══ Recorded data ══
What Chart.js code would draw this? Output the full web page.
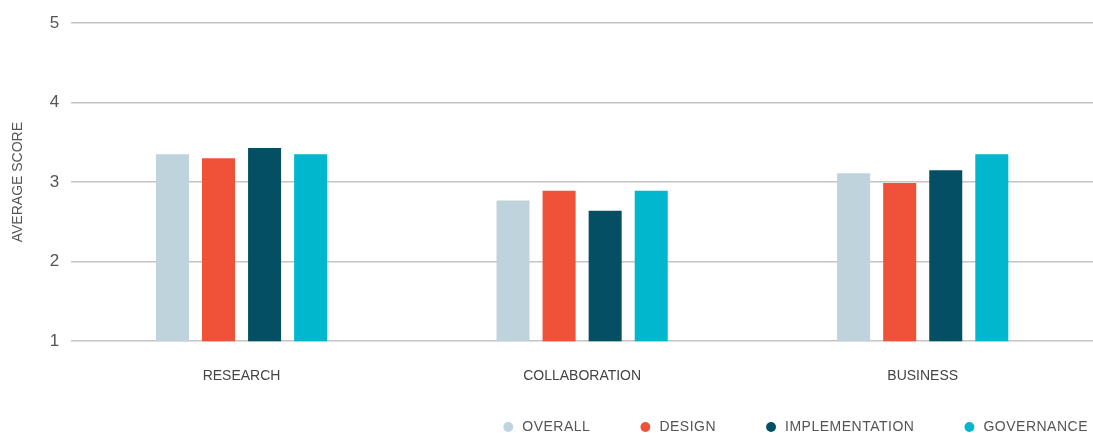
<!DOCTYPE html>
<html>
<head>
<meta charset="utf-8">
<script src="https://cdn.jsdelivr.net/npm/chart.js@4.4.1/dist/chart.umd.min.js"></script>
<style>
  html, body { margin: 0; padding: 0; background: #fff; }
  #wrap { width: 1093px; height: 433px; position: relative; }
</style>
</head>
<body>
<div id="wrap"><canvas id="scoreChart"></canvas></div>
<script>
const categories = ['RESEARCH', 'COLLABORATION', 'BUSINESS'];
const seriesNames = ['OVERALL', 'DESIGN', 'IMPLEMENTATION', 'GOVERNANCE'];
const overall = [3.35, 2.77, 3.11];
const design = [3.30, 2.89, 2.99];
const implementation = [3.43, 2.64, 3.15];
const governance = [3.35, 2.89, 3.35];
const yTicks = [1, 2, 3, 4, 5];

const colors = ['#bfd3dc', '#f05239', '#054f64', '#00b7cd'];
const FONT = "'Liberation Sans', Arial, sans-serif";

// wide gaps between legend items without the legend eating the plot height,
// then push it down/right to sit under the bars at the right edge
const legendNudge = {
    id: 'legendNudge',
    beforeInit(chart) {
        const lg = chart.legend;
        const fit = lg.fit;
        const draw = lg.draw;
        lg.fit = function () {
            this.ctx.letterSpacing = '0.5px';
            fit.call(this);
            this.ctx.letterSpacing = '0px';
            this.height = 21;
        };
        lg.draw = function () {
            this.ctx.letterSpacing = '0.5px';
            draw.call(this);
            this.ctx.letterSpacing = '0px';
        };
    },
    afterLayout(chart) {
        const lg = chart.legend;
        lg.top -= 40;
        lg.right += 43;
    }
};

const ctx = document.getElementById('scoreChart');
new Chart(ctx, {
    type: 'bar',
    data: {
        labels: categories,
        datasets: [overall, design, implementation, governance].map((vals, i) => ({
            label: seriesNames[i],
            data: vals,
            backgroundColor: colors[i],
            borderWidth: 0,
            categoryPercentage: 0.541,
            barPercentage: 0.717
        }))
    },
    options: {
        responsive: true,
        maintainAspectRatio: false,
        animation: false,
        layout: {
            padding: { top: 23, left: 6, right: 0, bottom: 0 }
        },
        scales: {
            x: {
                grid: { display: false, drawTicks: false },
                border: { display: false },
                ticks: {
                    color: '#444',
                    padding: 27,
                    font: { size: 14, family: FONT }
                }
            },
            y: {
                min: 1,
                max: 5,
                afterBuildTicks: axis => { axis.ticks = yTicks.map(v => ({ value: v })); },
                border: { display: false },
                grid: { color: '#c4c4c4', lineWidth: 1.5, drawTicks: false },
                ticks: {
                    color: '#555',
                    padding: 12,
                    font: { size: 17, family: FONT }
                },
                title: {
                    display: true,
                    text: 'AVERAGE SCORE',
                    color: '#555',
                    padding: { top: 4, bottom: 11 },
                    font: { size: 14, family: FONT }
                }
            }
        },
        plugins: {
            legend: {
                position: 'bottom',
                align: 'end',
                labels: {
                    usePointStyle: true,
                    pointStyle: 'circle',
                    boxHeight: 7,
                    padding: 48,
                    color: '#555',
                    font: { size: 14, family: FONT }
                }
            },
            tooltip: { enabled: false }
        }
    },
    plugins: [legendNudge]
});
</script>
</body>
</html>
═══
▶ _The request_
Pick out the lines that have the word "this". Copy them all.

▶ _Completed exercise_
What Chart.js code would draw this? Output the full web page.
            this.ctx.letterSpacing = '0.5px';
            fit.call(this);
            this.ctx.letterSpacing = '0px';
            this.height = 21;
            this.ctx.letterSpacing = '0.5px';
            draw.call(this);
            this.ctx.letterSpacing = '0px';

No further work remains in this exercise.